LGBT students are silenced every day out of fear of bullying and discrimination, but there is no need to be LGBTQ to show support for this cause. Early organizer Margarita Candelario said, “It was honestly amazing seeing so many students participating in an important event since LGBTQ teens have a high rate of suicide. I, myself am part of the LGBTQ community and suffer from mental illnesses, which I can feel I can say I understand what some of the victims may have felt. It’s an indescribable feeling to have so many people support the LGBTQ community and stand up for them .”

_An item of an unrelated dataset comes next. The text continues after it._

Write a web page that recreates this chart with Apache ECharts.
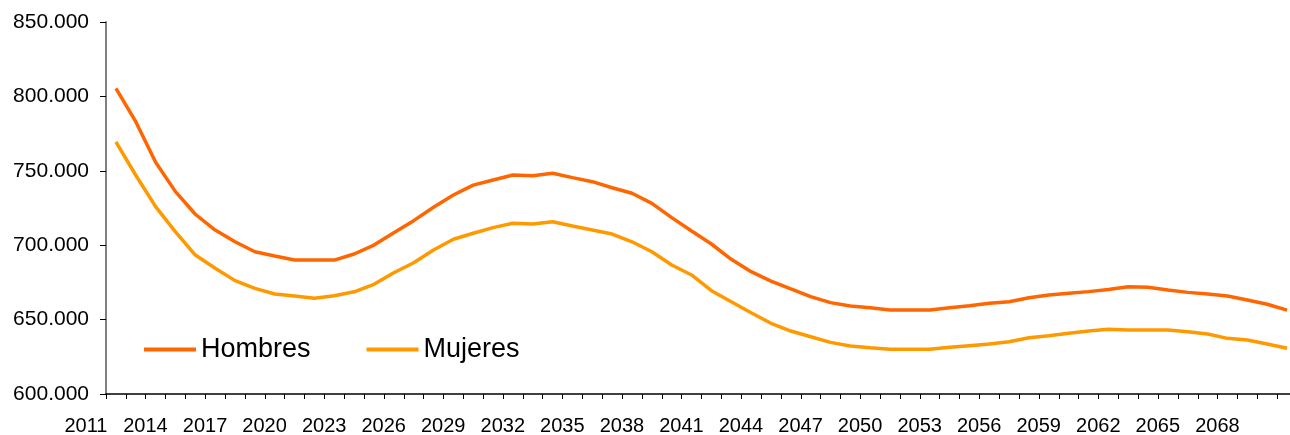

During school there were many ways to show support by wearing bracelets and stickers that are rainbow colored. The most popular way that students have shown their support is by placing a multi colored tape over their mouths to show the silencing effects that bullying and discrimination cause. “All students should have each other back regardless of what they identify as. Peers become more understanding,” said Noey Oliver Barocio, a graduate of Alisal who was part of the Be Yourself Club in high school.

Even if it is just one person who is involved it makes a huge impact for those who feel like they don’t have a voice. “People who aren’t part of the club came to support and unite with their friends who were in the club,” said Bernasconi, “For some it might come off as awkward to come and support their friends, but it’s truly amazing and genuine.” According to the Be Yourself Club members,  they want people to be proud of who they are. This day amongst others like Coming Out Day In October, the club’s Gender Bender fashion Show, and Ally Week where straight people who support LGBTQ to remind people of the issues that they face are celebrated are some of the many ways to advocate for LGBTQ people.

After the event finished, Bernasconi was pleasantly surprised two to three days later to look around and see people still wearing their rainbow colored bracelets, anklets, and tape. People continued to show support for the LGBTQ community several days later, which was the intended purpose of the event. Bernasconi said, “People showed a lot of support and it was very powerful.”